-- BEGIN --

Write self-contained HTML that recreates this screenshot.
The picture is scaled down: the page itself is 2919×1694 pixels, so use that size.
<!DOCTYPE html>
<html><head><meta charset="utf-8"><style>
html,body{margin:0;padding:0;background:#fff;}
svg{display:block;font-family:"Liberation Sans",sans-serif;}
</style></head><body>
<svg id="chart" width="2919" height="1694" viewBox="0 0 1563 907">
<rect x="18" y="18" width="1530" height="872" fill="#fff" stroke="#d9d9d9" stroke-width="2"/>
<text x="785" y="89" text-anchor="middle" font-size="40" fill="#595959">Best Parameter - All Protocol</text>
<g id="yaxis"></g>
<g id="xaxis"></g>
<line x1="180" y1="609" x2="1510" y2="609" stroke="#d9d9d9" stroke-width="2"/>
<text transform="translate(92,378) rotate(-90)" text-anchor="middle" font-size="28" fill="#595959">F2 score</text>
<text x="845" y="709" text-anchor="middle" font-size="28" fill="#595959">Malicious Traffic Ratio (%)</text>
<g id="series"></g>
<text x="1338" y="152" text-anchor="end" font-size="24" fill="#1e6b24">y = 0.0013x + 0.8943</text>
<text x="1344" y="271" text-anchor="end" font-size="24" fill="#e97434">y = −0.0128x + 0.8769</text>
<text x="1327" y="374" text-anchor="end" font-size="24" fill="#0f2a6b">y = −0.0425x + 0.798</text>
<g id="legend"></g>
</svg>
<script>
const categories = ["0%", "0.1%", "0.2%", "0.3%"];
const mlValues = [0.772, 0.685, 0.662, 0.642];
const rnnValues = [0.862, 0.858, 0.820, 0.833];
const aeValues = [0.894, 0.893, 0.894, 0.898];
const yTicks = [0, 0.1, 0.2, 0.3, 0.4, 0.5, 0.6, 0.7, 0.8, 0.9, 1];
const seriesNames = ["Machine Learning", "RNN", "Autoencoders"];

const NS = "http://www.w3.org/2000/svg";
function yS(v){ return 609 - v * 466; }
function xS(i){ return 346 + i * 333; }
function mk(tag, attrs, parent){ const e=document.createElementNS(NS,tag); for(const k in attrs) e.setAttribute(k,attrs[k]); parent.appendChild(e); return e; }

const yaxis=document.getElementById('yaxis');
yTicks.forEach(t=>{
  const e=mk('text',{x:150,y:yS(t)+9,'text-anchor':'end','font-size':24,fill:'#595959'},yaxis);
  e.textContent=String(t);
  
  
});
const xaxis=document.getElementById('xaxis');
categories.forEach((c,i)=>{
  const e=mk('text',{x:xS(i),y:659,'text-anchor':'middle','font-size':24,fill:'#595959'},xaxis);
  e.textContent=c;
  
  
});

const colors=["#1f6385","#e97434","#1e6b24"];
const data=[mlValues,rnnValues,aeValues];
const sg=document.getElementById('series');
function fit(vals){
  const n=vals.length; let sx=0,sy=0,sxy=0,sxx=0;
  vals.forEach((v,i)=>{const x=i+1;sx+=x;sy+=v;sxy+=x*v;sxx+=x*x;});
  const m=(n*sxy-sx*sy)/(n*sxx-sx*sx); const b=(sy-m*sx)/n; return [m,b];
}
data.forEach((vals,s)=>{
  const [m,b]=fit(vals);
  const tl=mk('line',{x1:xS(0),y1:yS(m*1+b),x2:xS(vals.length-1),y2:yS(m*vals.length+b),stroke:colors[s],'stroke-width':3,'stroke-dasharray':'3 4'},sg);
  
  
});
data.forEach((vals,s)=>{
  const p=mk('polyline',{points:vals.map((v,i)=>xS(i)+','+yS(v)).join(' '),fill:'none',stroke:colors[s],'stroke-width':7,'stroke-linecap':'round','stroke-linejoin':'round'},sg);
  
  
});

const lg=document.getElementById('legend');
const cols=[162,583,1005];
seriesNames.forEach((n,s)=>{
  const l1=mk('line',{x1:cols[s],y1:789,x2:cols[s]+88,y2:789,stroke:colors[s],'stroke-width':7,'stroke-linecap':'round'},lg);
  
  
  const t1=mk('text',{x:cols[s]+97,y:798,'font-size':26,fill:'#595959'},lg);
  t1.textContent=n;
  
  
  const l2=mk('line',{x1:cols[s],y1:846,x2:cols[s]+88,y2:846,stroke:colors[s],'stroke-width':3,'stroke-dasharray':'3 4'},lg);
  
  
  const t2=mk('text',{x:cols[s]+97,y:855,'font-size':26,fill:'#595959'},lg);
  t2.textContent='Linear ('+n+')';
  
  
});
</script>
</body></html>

-- END --

### [Aim]
Reproduce each line of the material containing the word "that".

### [Result]
Write self-contained HTML that recreates this screenshot.
The picture is scaled down: the page itself is 2919×1694 pixels, so use that size.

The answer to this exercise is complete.